Terry Lash, the director of nuclear energy at the Energy Department, said the department has a working agreement with Westinghouse to proceed with the task through a program administered by the department.
The job would include the installation of safety equipment, such as fire doors and cooling valves.
"We've been informed by Westinghouse that they are prepared to work with the department to perform safety upgrades and related activities in Russia and the Ukraine," said Lash, who added that the department and Westinghouse must negotiate final details.
Westinghouse officials would not comment on the matter.
Some work has been done in Russia and Ukraine by a number of U.S. corporations working through Associated Universities Inc., or AUI, which operates Brookhaven National Laboratory in Upton, New York, Energy Department officials said.
But through AUI, the corporations, including Westinghouse, giant Bechtel Power Corp., NUS Corp. in Gaithersburg, Md., and Babcock & Wilcox Co. of Lynchburg, Va., informed the Energy Department six weeks ago that unless the Energy Department could arrange for adequate indemnification, they would have to pull out of the program.
The companies fear that if they provide plans or hardware to upgrade poorly designed and deteriorating plants, they could be held responsible for billions of dollars in damages in the event of a disaster.
Russia and Ukraine have signed agreements with the United States to protect U.S. firms from potential lawsuits.

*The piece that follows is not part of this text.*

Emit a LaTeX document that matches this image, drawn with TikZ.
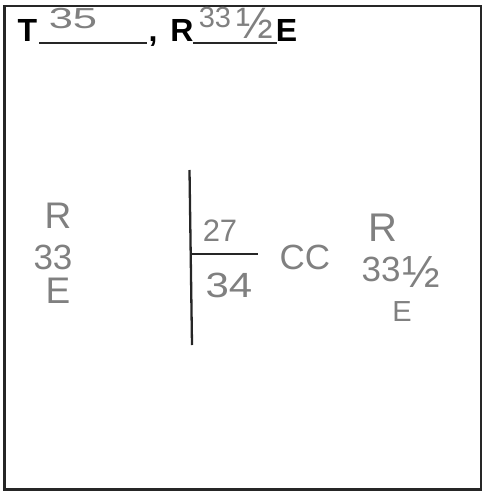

But most of the U.S. firms involved say they would require more than those guarantees, according to Omer F. Brown II, a Washington lawyer for the companies.
Companies performing nuclear work for the government in the United States are insured against damages from an accident under U.S. law, but the law does not apply to overseas work.
Russia and Ukraine have shown impatience with the slow U.S. follow-up to a 1992 agreement under which the United States and European nations would assist the former Soviet republics in preventing another accident such as the Chernobyl disaster of April 1986.
Much of the $101 million that the U.S. government has allotted to fund reactor improvements in Russia and the Ukraine has yet to be used, Lash said.
The U.S. government has estimated that it could cost up to $20 billion to bring plants in the former Soviet republics close to Western standards.
U.S. Vice President Al Gore has taken a strong interest in the issue and discussed it in his talks with Russian Prime Minister Viktor Chernomyrdin , Lash said.
He said that three national laboratories -- the Pacific Northwest Laboratory, the Argonne National Laboratory and the Brookhaven National Laboratory are expected to be involved in the nuclear safety program in Russia and Ukraine. They will conduct training programs and help coordinate operations between the two sides.
The highest priority is to improve the safety of Chernobyl-type water-cooled graphite moderated reactors, which accounted for 35 percent of total nuclear electrical energy produced in 1991 in the former Soviet Union and other Eastern bloc nations. Such reactors have been marked by unstable reactor behavior and unsatisfactory shutdown systems, nuclear experts say.